* WRITTEN TASK
Reproduce the listing word for word, leaving every picture behind.

* INFORMATION SHOWN
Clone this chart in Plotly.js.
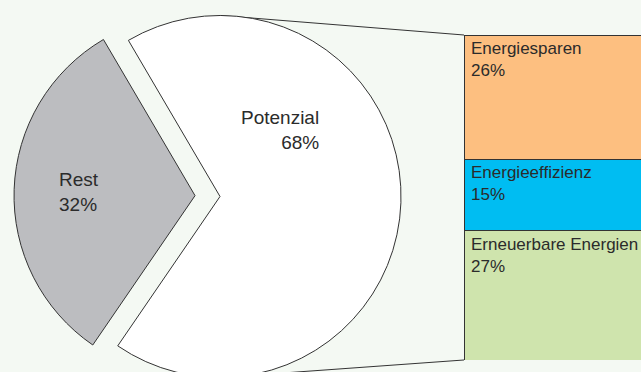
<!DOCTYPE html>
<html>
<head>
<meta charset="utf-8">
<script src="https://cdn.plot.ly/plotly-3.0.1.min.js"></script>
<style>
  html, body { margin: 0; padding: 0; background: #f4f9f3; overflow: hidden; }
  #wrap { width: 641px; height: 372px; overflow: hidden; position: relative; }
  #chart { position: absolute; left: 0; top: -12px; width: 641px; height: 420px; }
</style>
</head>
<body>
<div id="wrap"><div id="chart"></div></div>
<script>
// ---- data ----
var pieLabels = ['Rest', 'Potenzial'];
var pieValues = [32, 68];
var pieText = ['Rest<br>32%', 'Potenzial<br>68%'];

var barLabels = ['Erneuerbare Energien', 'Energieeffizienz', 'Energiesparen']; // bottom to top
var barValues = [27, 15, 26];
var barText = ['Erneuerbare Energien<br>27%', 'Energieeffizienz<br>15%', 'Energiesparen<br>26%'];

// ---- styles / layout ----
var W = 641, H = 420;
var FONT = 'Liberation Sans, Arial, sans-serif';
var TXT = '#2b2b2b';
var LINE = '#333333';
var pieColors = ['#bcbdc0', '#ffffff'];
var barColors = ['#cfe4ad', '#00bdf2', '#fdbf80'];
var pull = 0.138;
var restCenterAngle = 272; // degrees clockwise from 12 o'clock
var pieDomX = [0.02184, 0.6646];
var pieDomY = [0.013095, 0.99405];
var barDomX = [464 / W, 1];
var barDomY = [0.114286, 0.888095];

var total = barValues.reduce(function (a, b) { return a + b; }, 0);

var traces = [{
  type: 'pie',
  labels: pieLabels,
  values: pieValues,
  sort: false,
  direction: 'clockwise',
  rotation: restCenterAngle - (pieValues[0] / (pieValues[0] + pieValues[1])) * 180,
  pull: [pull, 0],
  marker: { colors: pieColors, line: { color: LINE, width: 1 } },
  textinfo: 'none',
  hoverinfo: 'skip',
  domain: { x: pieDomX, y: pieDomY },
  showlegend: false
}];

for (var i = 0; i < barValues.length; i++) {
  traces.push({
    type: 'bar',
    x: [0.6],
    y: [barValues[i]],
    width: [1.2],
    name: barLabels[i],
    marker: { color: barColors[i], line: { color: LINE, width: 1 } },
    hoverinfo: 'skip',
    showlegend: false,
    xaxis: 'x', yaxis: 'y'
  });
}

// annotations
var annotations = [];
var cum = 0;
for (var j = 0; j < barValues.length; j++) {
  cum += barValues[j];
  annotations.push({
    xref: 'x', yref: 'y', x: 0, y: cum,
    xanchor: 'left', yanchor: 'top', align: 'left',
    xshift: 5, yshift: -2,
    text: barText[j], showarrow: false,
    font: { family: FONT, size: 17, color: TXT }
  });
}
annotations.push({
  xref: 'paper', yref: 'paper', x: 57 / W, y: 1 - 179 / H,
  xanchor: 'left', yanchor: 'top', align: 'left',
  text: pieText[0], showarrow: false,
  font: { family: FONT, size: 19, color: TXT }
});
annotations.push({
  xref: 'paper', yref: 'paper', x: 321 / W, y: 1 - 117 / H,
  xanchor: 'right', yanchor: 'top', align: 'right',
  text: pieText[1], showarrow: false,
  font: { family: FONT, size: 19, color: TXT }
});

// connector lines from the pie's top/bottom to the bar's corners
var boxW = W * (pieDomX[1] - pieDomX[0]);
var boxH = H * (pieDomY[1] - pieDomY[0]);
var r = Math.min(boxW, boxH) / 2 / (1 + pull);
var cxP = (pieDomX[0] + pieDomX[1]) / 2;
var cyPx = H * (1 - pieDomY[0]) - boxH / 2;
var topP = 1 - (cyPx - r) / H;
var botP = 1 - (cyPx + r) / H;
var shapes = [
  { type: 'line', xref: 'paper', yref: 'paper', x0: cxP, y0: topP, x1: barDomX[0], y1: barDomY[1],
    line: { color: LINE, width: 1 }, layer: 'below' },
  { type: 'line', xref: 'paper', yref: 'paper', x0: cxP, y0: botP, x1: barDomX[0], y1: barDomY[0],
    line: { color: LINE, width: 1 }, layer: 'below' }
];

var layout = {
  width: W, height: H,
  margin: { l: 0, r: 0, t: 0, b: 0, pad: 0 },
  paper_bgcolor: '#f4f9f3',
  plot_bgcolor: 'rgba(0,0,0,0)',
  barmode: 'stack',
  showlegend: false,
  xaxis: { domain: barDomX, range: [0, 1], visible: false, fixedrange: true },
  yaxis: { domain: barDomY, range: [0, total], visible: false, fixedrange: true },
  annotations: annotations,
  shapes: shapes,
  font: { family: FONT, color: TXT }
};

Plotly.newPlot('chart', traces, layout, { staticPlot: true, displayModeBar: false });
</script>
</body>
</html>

* EXERCISE OUTPUT
Clone this chart in Plotly.js.
<!DOCTYPE html>
<html>
<head>
<meta charset="utf-8">
<script src="https://cdn.plot.ly/plotly-3.0.1.min.js"></script>
<style>
  html, body { margin: 0; padding: 0; background: #f4f9f3; overflow: hidden; }
  #wrap { width: 641px; height: 372px; overflow: hidden; position: relative; }
  #chart { position: absolute; left: 0; top: -12px; width: 641px; height: 420px; }
</style>
</head>
<body>
<div id="wrap"><div id="chart"></div></div>
<script>
// ---- data ----
var pieLabels = ['Rest', 'Potenzial'];
var pieValues = [32, 68];
var pieText = ['Rest<br>32%', 'Potenzial<br>68%'];

var barLabels = ['Erneuerbare Energien', 'Energieeffizienz', 'Energiesparen']; // bottom to top
var barValues = [27, 15, 26];
var barText = ['Erneuerbare Energien<br>27%', 'Energieeffizienz<br>15%', 'Energiesparen<br>26%'];

// ---- styles / layout ----
var W = 641, H = 420;
var FONT = 'Liberation Sans, Arial, sans-serif';
var TXT = '#2b2b2b';
var LINE = '#333333';
var pieColors = ['#bcbdc0', '#ffffff'];
var barColors = ['#cfe4ad', '#00bdf2', '#fdbf80'];
var pull = 0.138;
var restCenterAngle = 272; // degrees clockwise from 12 o'clock
var pieDomX = [0.02184, 0.6646];
var pieDomY = [0.013095, 0.99405];
var barDomX = [464 / W, 1];
var barDomY = [0.114286, 0.888095];

var total = barValues.reduce(function (a, b) { return a + b; }, 0);

var traces = [{
  type: 'pie',
  labels: pieLabels,
  values: pieValues,
  sort: false,
  direction: 'clockwise',
  rotation: restCenterAngle - (pieValues[0] / (pieValues[0] + pieValues[1])) * 180,
  pull: [pull, 0],
  marker: { colors: pieColors, line: { color: LINE, width: 1 } },
  textinfo: 'none',
  hoverinfo: 'skip',
  domain: { x: pieDomX, y: pieDomY },
  showlegend: false
}];

for (var i = 0; i < barValues.length; i++) {
  traces.push({
    type: 'bar',
    x: [0.6],
    y: [barValues[i]],
    width: [1.2],
    name: barLabels[i],
    marker: { color: barColors[i], line: { color: LINE, width: 1 } },
    hoverinfo: 'skip',
    showlegend: false,
    xaxis: 'x', yaxis: 'y'
  });
}

// annotations
var annotations = [];
var cum = 0;
for (var j = 0; j < barValues.length; j++) {
  cum += barValues[j];
  annotations.push({
    xref: 'x', yref: 'y', x: 0, y: cum,
    xanchor: 'left', yanchor: 'top', align: 'left',
    xshift: 5, yshift: -2,
    text: barText[j], showarrow: false,
    font: { family: FONT, size: 17, color: TXT }
  });
}
annotations.push({
  xref: 'paper', yref: 'paper', x: 57 / W, y: 1 - 179 / H,
  xanchor: 'left', yanchor: 'top', align: 'left',
  text: pieText[0], showarrow: false,
  font: { family: FONT, size: 19, color: TXT }
});
annotations.push({
  xref: 'paper', yref: 'paper', x: 321 / W, y: 1 - 117 / H,
  xanchor: 'right', yanchor: 'top', align: 'right',
  text: pieText[1], showarrow: false,
  font: { family: FONT, size: 19, color: TXT }
});

// connector lines from the pie's top/bottom to the bar's corners
var boxW = W * (pieDomX[1] - pieDomX[0]);
var boxH = H * (pieDomY[1] - pieDomY[0]);
var r = Math.min(boxW, boxH) / 2 / (1 + pull);
var cxP = (pieDomX[0] + pieDomX[1]) / 2;
var cyPx = H * (1 - pieDomY[0]) - boxH / 2;
var topP = 1 - (cyPx - r) / H;
var botP = 1 - (cyPx + r) / H;
var shapes = [
  { type: 'line', xref: 'paper', yref: 'paper', x0: cxP, y0: topP, x1: barDomX[0], y1: barDomY[1],
    line: { color: LINE, width: 1 }, layer: 'below' },
  { type: 'line', xref: 'paper', yref: 'paper', x0: cxP, y0: botP, x1: barDomX[0], y1: barDomY[0],
    line: { color: LINE, width: 1 }, layer: 'below' }
];

var layout = {
  width: W, height: H,
  margin: { l: 0, r: 0, t: 0, b: 0, pad: 0 },
  paper_bgcolor: '#f4f9f3',
  plot_bgcolor: 'rgba(0,0,0,0)',
  barmode: 'stack',
  showlegend: false,
  xaxis: { domain: barDomX, range: [0, 1], visible: false, fixedrange: true },
  yaxis: { domain: barDomY, range: [0, total], visible: false, fixedrange: true },
  annotations: annotations,
  shapes: shapes,
  font: { family: FONT, color: TXT }
};

Plotly.newPlot('chart', traces, layout, { staticPlot: true, displayModeBar: false });
</script>
</body>
</html>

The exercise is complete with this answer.